Dawn of a new Armageddon

The world has entered an unimaginably deadly new arms race, with no rules of the road and no scheduled arms control talks for these new weapons systems. In three years, New START, the US-Russia agreement that limits nuclear arsenals, is set to lapse, removing the last agreed restraint on arsenal sizes…

It is not an alarmist exaggeration to state it baldly: We are in a new, unchecked arms race with Russia, built on terrifying new technologies, new lethal weapons of mass destruction in what veteran Russia analyst Robert Legvold called in our interview with him, “a multipolar nuclear world that is slowly spinning out of control.” To add to the danger, our command and control is not invulnerable to a terrorist cyberattack.
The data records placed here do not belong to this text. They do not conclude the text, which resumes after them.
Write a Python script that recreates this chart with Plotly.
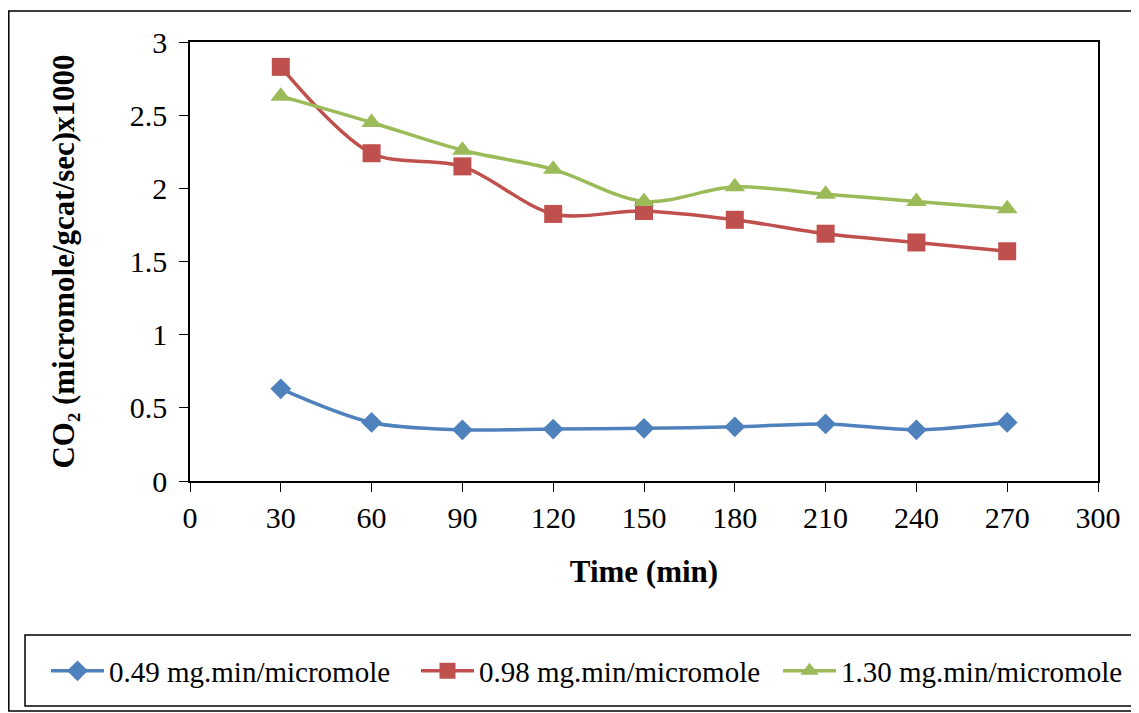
import plotly.graph_objects as go

time_min = [30, 60, 90, 120, 150, 180, 210, 240, 270]
s049 = [0.63, 0.40, 0.35, 0.355, 0.36, 0.37, 0.39, 0.35, 0.40]
s098 = [2.83, 2.24, 2.15, 1.825, 1.845, 1.785, 1.69, 1.63, 1.57]
s130 = [2.63, 2.45, 2.26, 2.13, 1.91, 2.01, 1.96, 1.91, 1.86]
names = ["0.49 mg.min/micromole", "0.98 mg.min/micromole", "1.30 mg.min/micromole"]
colors = ["#4F81BD", "#C0504D", "#9BBB59"]
symbols = ["diamond", "square", "triangle-up"]
sizes = [16, 18, 18]
legend_ids = ["legend", "legend2", "legend3"]

# page body has an 8px margin; work in screen coordinates and shift
OFF = 8
W, H = 1139 - OFF, 713 - OFF
SX0, SX1, SY0, SY1 = 190, 1098, 42, 481
L, R, T, B = SX0 - OFF, W - (SX1 - OFF), SY0 - OFF, H - (SY1 - OFF)
pw, ph = W - L - R, H - T - B

def px(x):
    return (x - OFF - L) / pw

def py(y):
    return (H - B - (y - OFF)) / ph

fig = go.Figure()
for ys, n, c, s, sz, lg in zip([s049, s098, s130], names, colors, symbols, sizes, legend_ids):
    fig.add_trace(go.Scatter(
        x=time_min, y=ys, name=n, mode="lines+markers", legend=lg,
        line=dict(color=c, width=3.5, shape="spline", smoothing=0.9),
        marker=dict(symbol=s, size=sz, color=c),
    ))

font = "Liberation Serif, Times New Roman, serif"

def leg(xs):
    return dict(orientation="h", x=px(xs), y=py(671), xanchor="left", yanchor="middle",
                font=dict(size=29), itemwidth=53, bgcolor="rgba(0,0,0,0)")

fig.update_layout(
    width=W, height=H,
    margin=dict(l=L, r=R, t=T, b=B, autoexpand=False),
    paper_bgcolor="white", plot_bgcolor="white",
    font=dict(family=font, size=30, color="black"),
    showlegend=True,
    legend=leg(46), legend2=leg(416), legend3=leg(778),
    xaxis=dict(range=[0, 300], tickvals=list(range(0, 301, 30)), showgrid=False,
               showline=True, linecolor="black", linewidth=1.5, mirror=True,
               ticks="outside", ticklen=9, tickcolor="black", zeroline=False,
               tickfont=dict(size=30),
               title=dict(text="<b>Time (min)</b>", font=dict(size=31), standoff=28)),
    yaxis=dict(range=[0, 3], tickvals=[0, 0.5, 1, 1.5, 2, 2.5, 3],
               ticktext=["0", "0.5", "1", "1.5", "2", "2.5", "3"], showgrid=False,
               showline=True, linecolor="black", linewidth=1.5, mirror=True,
               ticks="outside", ticklen=9, tickcolor="black", zeroline=False,
               tickfont=dict(size=30), ticklabelstandoff=6,
               title=dict(text="<b>CO₂ (micromole/gcat/sec)x1000</b>", font=dict(size=31), standoff=46)),
)
# outer chart border
fig.add_shape(type="rect", xref="paper", yref="paper",
              x0=px(8.8), x1=px(1160), y0=py(711), y1=py(11),
              line=dict(color="black", width=1.5), layer="below")
# legend box
fig.add_shape(type="rect", xref="paper", yref="paper",
              x0=px(25), x1=px(1160), y0=py(706), y1=py(635),
              line=dict(color="black", width=1.5), layer="below")

fig.write_html("out.html")
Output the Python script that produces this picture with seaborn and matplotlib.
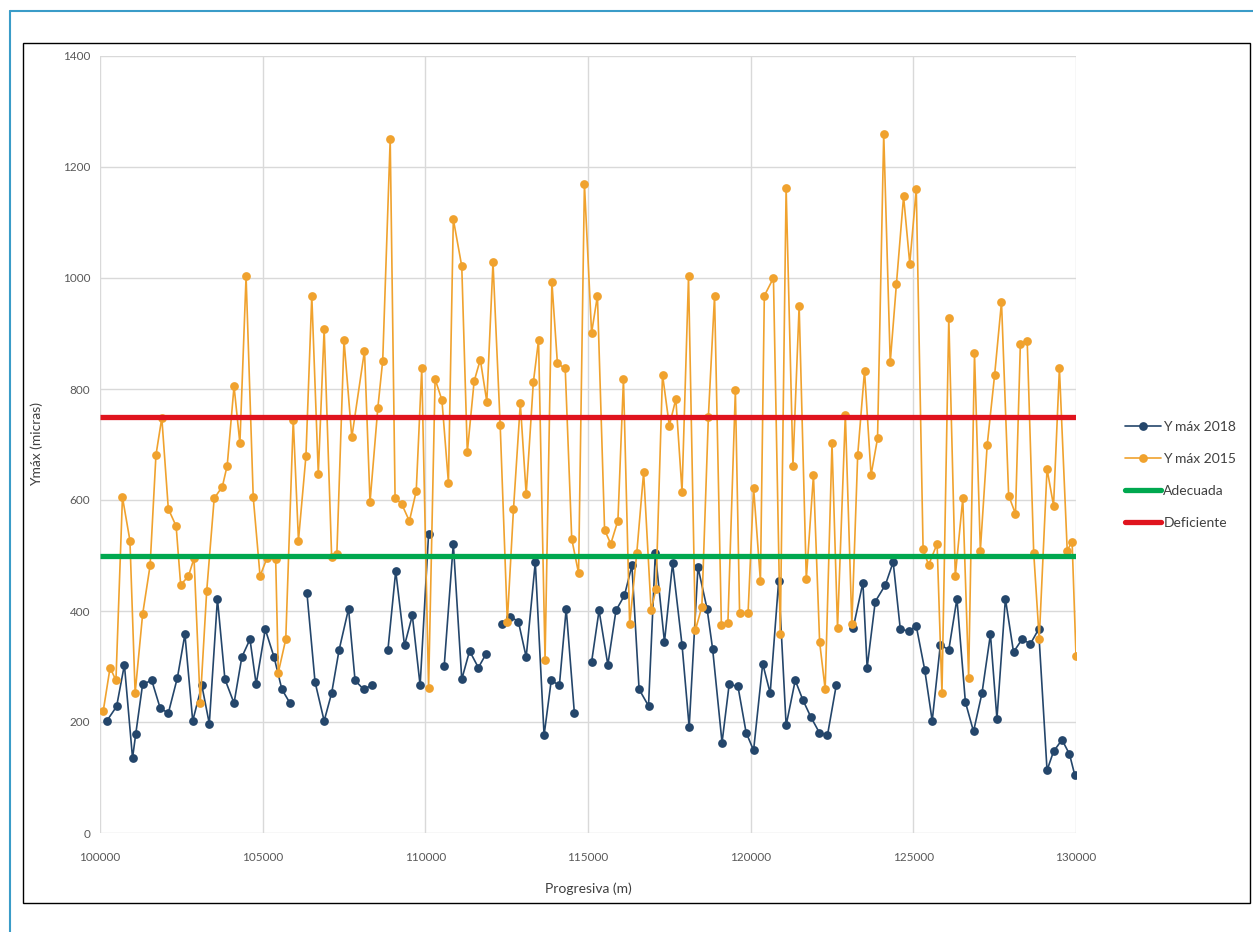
import numpy as np
import pandas as pd
import matplotlib
matplotlib.use("Agg")
import matplotlib.pyplot as plt
from matplotlib.lines import Line2D
from matplotlib.patches import Rectangle
import seaborn as sns

# Y max 2015 (progresiva en m, micras)
prog_2015 = [100100, 100310, 100490, 100690, 100920, 101080, 101310, 101540, 101720, 101900,
             102100, 102340, 102480, 102720, 102890, 103080, 103280, 103510, 103760, 103910,
             104120, 104300, 104490, 104710, 104920, 105130, 105400, 105480, 105710, 105940,
             106100, 106330, 106510, 106710, 106890, 107120, 107280, 107500, 107740, 108130,
             108300, 108540, 108690, 108920, 109070, 109280, 109510, 109720, 109890, 110100,
             110300, 110510, 110710, 110860, 111120, 111290, 111500, 111690, 111890, 112080,
             112300, 112520, 112710, 112920, 113100, 113320, 113480, 113680, 113890, 114060,
             114300, 114500, 114710, 114890, 115110, 115290, 115510, 115700, 115920, 116090,
             116280, 116500, 116710, 116940, 117090, 117290, 117500, 117700, 117890, 118090,
             118300, 118500, 118700, 118890, 119100, 119300, 119530, 119660, 119920, 120090,
             120300, 120420, 120700, 120910, 121090, 121300, 121490, 121710, 121930, 122120,
             122290, 122500, 122670, 122910, 123110, 123290, 123500, 123700, 123900, 124090,
             124290, 124480, 124700, 124890, 125090, 125300, 125470, 125730, 125880, 126090,
             126290, 126520, 126700, 126880, 127060, 127270, 127500, 127710, 127930, 128140,
             128290, 128500, 128700, 128870, 129110, 129310, 129490, 129730, 129880, 130000]
ymax_2015 = [220, 298, 275, 605, 527, 252, 394, 482, 681, 748,
             584, 553, 447, 463, 495, 234, 436, 603, 624, 662,
             805, 702, 1003, 605, 463, 495, 493, 289, 349, 745,
             527, 679, 968, 647, 908, 498, 502, 888, 713, 869,
             596, 766, 851, 1250, 604, 592, 562, 616, 837, 261,
             818, 780, 631, 1106, 1021, 686, 814, 853, 777, 1028,
             736, 381, 584, 774, 610, 812, 888, 312, 993, 846,
             837, 530, 468, 1170, 901, 968, 546, 521, 563, 818,
             376, 505, 650, 401, 440, 826, 734, 782, 615, 1003,
             365, 408, 750, 968, 374, 378, 798, 396, 396, 622,
             454, 968, 1000, 358, 1163, 662, 950, 457, 645, 344,
             259, 702, 369, 754, 376, 681, 833, 645, 711, 1260,
             848, 989, 1147, 1026, 1160, 511, 483, 521, 252, 928,
             463, 603, 280, 864, 509, 699, 826, 957, 608, 575,
             881, 887, 505, 349, 656, 590, 837, 509, 525, 319]

# Y max 2018 (hay tramos sin medicion)
prog_2018 = [100210, 100510, 100750, 101000, 101100, 101310, 101590, 101850, 102100, 102380,
             102610, 102850, 103130, 103360, 103610, 103840, 104120, 104360, 104610, 104800,
             105080, 105350, 105590, 105840,
             106360, 106610, 106890, 107120, 107350, 107640, 107840, 108100, 108350,
             108850, 109090, 109360, 109600, 109840, 110100,
             110580, 110860, 111120, 111360, 111630, 111870,
             112350, 112610, 112860, 113100, 113380, 113650, 113870, 114120, 114330, 114580,
             115110, 115340, 115610, 115860, 116120, 116350, 116570, 116860, 117070, 117350,
             117600, 117890, 118110, 118380, 118660, 118830, 119120, 119340, 119610, 119860,
             120090, 120370, 120600, 120860, 121090, 121370, 121610, 121850, 122110, 122360,
             122630,
             123150, 123450, 123580, 123830, 124140, 124380, 124600, 124860, 125090, 125350,
             125580, 125830, 126090, 126340, 126600, 126850, 127110, 127370, 127570, 127830,
             128080, 128340, 128600, 128850, 129110, 129310, 129570, 129800, 129960]
ymax_2018 = [202, 228, 303, 135, 179, 268, 275, 225, 216, 280,
             358, 202, 266, 197, 422, 277, 234, 317, 349, 268,
             367, 317, 259, 234,
             433, 272, 202, 252, 330, 404, 275, 259, 266,
             330, 472, 338, 392, 266, 539,
             301, 521, 277, 328, 298, 323,
             376, 390, 381, 317, 488, 176, 275, 266, 404, 217,
             308, 401, 303, 401, 428, 482, 259, 229, 505, 344,
             486, 339, 191, 479, 404, 332, 163, 268, 264, 181,
             149, 305, 252, 454, 194, 275, 239, 209, 181, 176,
             266,
             369, 451, 298, 417, 447, 488, 367, 364, 373, 294,
             202, 339, 330, 422, 236, 183, 252, 358, 206, 422,
             326, 349, 341, 367, 113, 147, 168, 142, 105]

limite_adecuada = 500
limite_deficiente = 750

df15 = pd.DataFrame({"prog": prog_2015, "ymax": ymax_2015})
df18 = pd.DataFrame({"prog": prog_2018, "ymax": ymax_2018})
# new segment wherever there is a gap in the 2018 survey
df18["tramo"] = (df18["prog"].diff() > 400).cumsum()

sns.set_style("white")
plt.rcParams["font.family"] = ["Lato", "DejaVu Sans"]

c_2018 = "#24466b"
c_2015 = "#f0a22e"
c_ok = "#00a84f"
c_bad = "#e0141e"
msize = 6.3

fig = plt.figure(figsize=(12.53, 9.32), dpi=100)
ax = fig.add_axes([100 / 1253, 1 - 833 / 932, 976 / 1253, 777 / 932])

sns.lineplot(data=df18, x="prog", y="ymax", units="tramo", estimator=None, ax=ax,
             color=c_2018, linewidth=1.2, marker="o", markersize=msize,
             markeredgewidth=0, zorder=3)
sns.lineplot(data=df15, x="prog", y="ymax", ax=ax, estimator=None,
             color=c_2015, linewidth=1.2, marker="o", markersize=msize,
             markeredgewidth=0, zorder=4)
ax.hlines(limite_adecuada, 100000, 130000, color=c_ok, linewidth=3.8, zorder=5)
ax.hlines(limite_deficiente, 100000, 130000, color=c_bad, linewidth=3.8, zorder=6)

ax.set_xlim(100000, 130000)
ax.set_ylim(0, 1400)
ax.set_xticks(np.arange(100000, 130001, 5000))
ax.set_yticks(np.arange(0, 1401, 200))
ax.grid(True, color="#d9d9d9", linewidth=1)
for s in ax.spines.values():
    s.set_visible(False)
ax.tick_params(axis="both", length=4, color="#d9d9d9", labelsize=8.5,
               labelcolor="#595959", pad=3)
ax.tick_params(axis="x", pad=10)
ax.set_xlabel("Progresiva (m)", fontsize=10, color="#404040", labelpad=14)
ax.set_ylabel("Ymáx (micras)", fontsize=10, color="#404040", labelpad=14)

handles = [
    Line2D([], [], color=c_2018, linewidth=1.2, marker="o", markersize=msize, markeredgewidth=0),
    Line2D([], [], color=c_2015, linewidth=1.2, marker="o", markersize=msize, markeredgewidth=0),
    Line2D([], [], color=c_ok, linewidth=3.8),
    Line2D([], [], color=c_bad, linewidth=3.8),
]
labels = ["Y máx 2018", "Y máx 2015", "Adecuada", "Deficiente"]
fig.legend(handles, labels, loc="center left", bbox_to_anchor=(1112 / 1253, 1 - 475 / 932),
           frameon=False, fontsize=10, labelspacing=1.45, handlelength=2.6,
           handletextpad=0.2, labelcolor="#404040")

# chart border and outer frame
fig.patches.append(Rectangle((23 / 1253, 1 - 903 / 932), 1227 / 1253, 860 / 932,
                             transform=fig.transFigure, fill=False,
                             edgecolor="black", linewidth=1))
fig.lines.append(Line2D([10 / 1253, 1], [1 - 11 / 932, 1 - 11 / 932],
                        transform=fig.transFigure, color="#3a9cc8", linewidth=1.5))
fig.lines.append(Line2D([10 / 1253, 10 / 1253], [0, 1 - 11 / 932],
                        transform=fig.transFigure, color="#3a9cc8", linewidth=1.5))

fig.savefig("out.png", dpi=100)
While experts say such a cyber hack is a very low probability, if a hack were successful, the consequences could be apocalyptic. And the hacking threat is compounded by the danger that insiders might assist terrorist groups or engage in sabotage. A Russian colleague told us last year that ISIS has been trying to recruit Russian hackers, and some have gone missing…

It’s hard to fathom that the world was safer during the Cold War, when the United States and the Soviet Union threatened each other with 60,000 nuclear weapons. But perhaps it was. Back then there were only two leaders with nuclear suitcases, who, it was presumed, under conditions of mutually assured destruction, would be rational. Neither leader would intentionally launch first, neither leader would intentionally commit nuclear suicide. Now there are nine nuclear powers, not just one or two …

[Former Defense Secretary William] Perry says the likelihood of a nuclear weapon being fired in anger is greater now than at any time, even during peak crisis moments in the Cold War. Beatrice Fihn, executive director of the International Campaign to Abolish Nuclear Weapons, which won the Nobel Peace Prize last year, warns that nuclear catastrophe today “is only one impulsive tantrum away.”…

Our luck held, this time. Still, I think a nuclear catastrophe is just a matter of time if we don’t act. I want the rest of the country to pay attention to what Hawaii has just experienced. This threat of nuclear attack is not a scenario, not a video game. Here this morning we experienced it personally, felt the terror. Now it is in my gut. I want our leaders to experience that same visceral awareness of how our lives – our lives – are at stake…

Can the journalist community step back from the hypnotic, millisecond-long news cycle to awaken us to the escalating nuclear danger that could blow everything and everyone we know out of our minds in an instant? Is there anyone in Hollywood up to taking on the nuclear reality of 2018?…

But our lives are at stake today. This year the Bulletin of the Atomic Scientists moved the Doomsday Clock to just two minutes to midnight, to total darkness—the closest it’s ever been. Veteran nuclear war planner turned activist Daniel Ellsberg says that if we don’t get rid of what he calls the US-Russia “Doomsday Machine,” the chance of “getting through another century is small. We are living on borrowed time.”…

As a member of the human race, as a mother, I embrace the vision—of Reagan, Gorbachev, and ICAN—of a world without nuclear weapons. But making the world safe from nuclear weapons is a problem from hell. We cannot uninvent the knowledge of how to make them. If we abolish nuclear weapons, many warn, a rogue state or terrorist group could create its own nukes and take the world hostage. There are no easy ways out of the nuclear mess we are in.